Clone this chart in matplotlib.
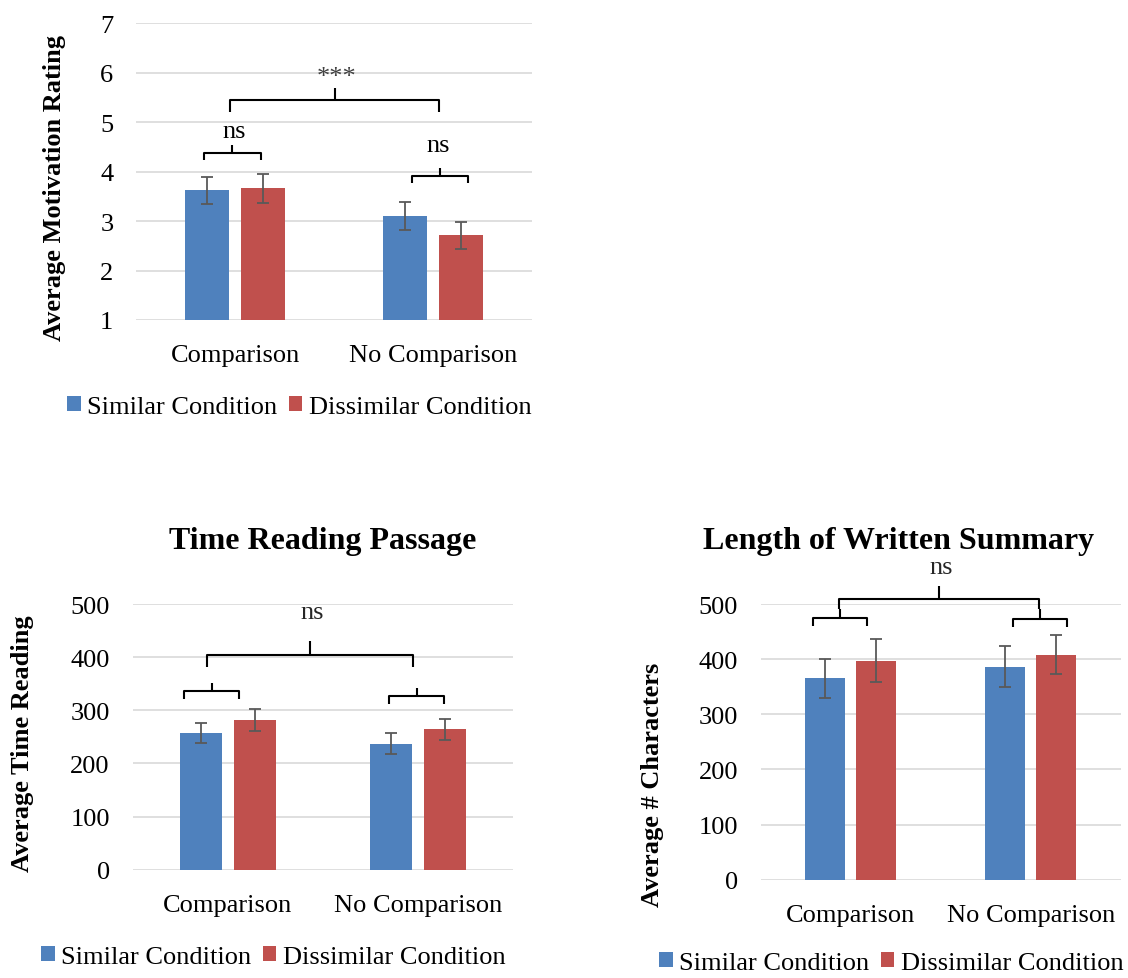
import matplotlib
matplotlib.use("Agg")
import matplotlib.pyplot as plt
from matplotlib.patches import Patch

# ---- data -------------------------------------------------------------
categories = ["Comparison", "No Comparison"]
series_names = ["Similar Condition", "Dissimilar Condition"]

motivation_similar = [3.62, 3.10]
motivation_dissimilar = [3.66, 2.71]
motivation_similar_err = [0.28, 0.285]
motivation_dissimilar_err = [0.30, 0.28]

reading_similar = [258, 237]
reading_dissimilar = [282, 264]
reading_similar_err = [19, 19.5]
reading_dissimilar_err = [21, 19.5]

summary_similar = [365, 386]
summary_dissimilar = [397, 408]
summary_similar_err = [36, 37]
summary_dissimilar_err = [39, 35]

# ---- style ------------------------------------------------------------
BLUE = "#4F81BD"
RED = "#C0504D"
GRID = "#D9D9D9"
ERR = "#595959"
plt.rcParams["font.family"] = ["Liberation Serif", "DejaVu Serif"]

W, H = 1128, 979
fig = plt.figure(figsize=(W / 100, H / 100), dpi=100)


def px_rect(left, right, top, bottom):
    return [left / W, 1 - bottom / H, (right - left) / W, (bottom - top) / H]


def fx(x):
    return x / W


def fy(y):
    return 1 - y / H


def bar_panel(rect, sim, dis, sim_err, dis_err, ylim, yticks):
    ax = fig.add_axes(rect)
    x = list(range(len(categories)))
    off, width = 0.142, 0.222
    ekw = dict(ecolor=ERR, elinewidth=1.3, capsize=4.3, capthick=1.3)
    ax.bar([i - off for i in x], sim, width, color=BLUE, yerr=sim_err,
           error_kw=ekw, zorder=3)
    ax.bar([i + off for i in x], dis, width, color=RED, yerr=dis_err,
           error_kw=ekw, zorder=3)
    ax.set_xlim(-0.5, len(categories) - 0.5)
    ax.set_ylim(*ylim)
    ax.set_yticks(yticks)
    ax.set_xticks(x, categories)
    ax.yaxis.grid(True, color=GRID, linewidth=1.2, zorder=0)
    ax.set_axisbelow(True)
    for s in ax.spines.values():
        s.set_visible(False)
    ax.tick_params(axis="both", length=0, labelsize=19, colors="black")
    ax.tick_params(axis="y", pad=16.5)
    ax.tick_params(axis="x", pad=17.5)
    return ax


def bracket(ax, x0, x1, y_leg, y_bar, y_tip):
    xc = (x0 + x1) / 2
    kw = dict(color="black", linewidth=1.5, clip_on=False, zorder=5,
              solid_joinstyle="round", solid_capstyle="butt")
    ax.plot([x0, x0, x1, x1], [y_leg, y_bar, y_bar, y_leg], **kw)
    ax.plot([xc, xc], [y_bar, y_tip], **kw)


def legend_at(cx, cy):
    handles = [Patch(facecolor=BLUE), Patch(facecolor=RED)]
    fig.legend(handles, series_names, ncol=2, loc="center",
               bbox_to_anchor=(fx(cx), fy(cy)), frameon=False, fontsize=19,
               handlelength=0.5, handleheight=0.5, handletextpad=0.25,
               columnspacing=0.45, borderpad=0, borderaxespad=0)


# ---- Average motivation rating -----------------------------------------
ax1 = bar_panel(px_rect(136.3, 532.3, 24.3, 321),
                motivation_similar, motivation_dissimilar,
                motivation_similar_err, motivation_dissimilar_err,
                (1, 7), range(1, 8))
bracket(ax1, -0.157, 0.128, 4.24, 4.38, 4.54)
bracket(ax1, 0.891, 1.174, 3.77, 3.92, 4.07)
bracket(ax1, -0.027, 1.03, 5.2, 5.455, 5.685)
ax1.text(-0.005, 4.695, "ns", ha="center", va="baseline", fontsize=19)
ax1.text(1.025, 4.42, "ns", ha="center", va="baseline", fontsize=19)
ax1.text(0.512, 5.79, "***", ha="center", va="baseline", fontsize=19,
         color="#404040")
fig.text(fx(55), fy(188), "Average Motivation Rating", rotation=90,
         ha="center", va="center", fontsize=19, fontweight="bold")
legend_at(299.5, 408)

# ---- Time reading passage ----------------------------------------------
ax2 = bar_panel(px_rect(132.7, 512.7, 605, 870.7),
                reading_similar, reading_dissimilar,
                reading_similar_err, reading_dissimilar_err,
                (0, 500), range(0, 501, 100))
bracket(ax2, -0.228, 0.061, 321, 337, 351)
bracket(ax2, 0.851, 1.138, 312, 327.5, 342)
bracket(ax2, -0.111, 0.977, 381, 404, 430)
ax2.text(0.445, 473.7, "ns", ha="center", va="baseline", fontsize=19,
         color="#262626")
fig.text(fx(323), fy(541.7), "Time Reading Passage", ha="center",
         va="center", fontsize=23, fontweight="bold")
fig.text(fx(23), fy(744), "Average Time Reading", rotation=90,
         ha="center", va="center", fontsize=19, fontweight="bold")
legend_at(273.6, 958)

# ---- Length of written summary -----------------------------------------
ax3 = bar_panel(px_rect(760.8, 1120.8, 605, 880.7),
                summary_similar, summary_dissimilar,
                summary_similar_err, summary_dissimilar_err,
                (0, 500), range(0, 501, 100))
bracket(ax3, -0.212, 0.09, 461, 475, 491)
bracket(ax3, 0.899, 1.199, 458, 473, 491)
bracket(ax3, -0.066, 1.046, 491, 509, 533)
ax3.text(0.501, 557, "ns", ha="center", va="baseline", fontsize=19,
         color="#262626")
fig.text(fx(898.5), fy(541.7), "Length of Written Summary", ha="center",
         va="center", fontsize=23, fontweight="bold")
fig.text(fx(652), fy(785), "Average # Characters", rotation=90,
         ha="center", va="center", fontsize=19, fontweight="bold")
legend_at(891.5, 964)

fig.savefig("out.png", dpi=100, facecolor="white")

* EXERCISE BRIEF: Repeat the lines exactly as they stand, from the opening line of the data through the line with "from matplotlib.patches import Patch". Pictures stay out of the copy.

* TASK RESPONSE:
Clone this chart in matplotlib.
import matplotlib
matplotlib.use("Agg")
import matplotlib.pyplot as plt
from matplotlib.patches import Patch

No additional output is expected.